Fletcher went through five European military campaigns: from D-Day +12 at Omaha Beach, France, fighting in the hedgerows of Normandy, relieving the 101st Airborne in Carentan France, fighting through France to Belgium, the Netherlands and Germany. He fought in the Battle of the Bulge and the Hurtgen Forest. When General Dwight D. Eisenhower ordered all armies to halt, Fletcher and the 83rd Infantry Division were less than two hours away from Hitler hiding in his bunker. The Russian Army raided the bunker two weeks later.

At the end of the war, Fletcher served as Commanding Officer of the Sonndorf Prisoner of War Camp in Germany, and Contracting Officer to build camps for displaced persons and prisoners of war. He received the Bronze Star Medal for distinguishing himself by meritorious service in connection with military operations against the enemy of the United States. He was awarded the Purple Heart but declined it because he felt his wounds weren't as serious as those of his fellow soldiers. Fletcher also spent time during the war taking photographs with his 35mm Leica camera to document his journey through Europe. He returned to the United States on New Year's Day 1946. His name is inscribed in the Book of Honor at the Court of Patriots in Rock Island, Illinois where he and his wife are buried in the National Cemetery.

==Post-war activities==
After the war, Fletcher went to Chicago, Illinois to start his life and career, and in 1946 he was offered a job at the Chicago Tribune in the advertising art department. He met his sister's roommate, Beverly Crosbie; the two dated for three months and were married on January 4, 1947. Fletcher studied illustration under the wing of Walt Disney's teacher and role model, Carey Orr, for several years.

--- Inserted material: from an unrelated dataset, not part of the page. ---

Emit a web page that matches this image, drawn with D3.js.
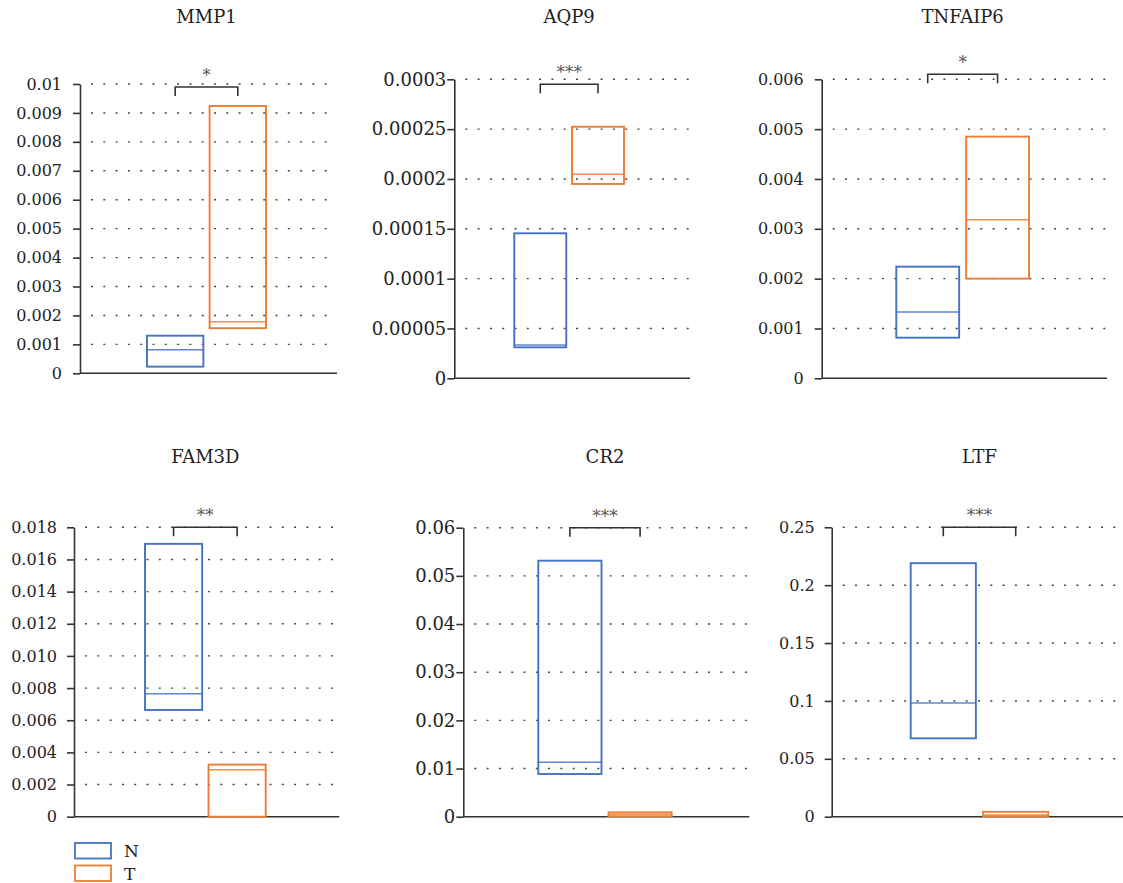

In 1953 he and his colleague Athena Robbins began producing their own weekly syndicated strip titled The Old Glory Story, which ran weekly in the Chicago Tribune and syndicated to hundreds of newspapers around the world until 1966. The Old Glory Story was based on the history of the American Flag and won many awards for the Tribune and for Fletcher and Robbins.

==Dick Tracy==

In 1961, Chester Gould, creator of Dick Tracy and a colleague of Fletcher's on the Tribune, offered Fletcher a position as his assistant. When Gould retired in 1977, Fletcher took over the drawing of the strip. (Max Allan Collins took over the writing.) Fletcher continued to draw Dick Tracy until his death on March 16, 1983.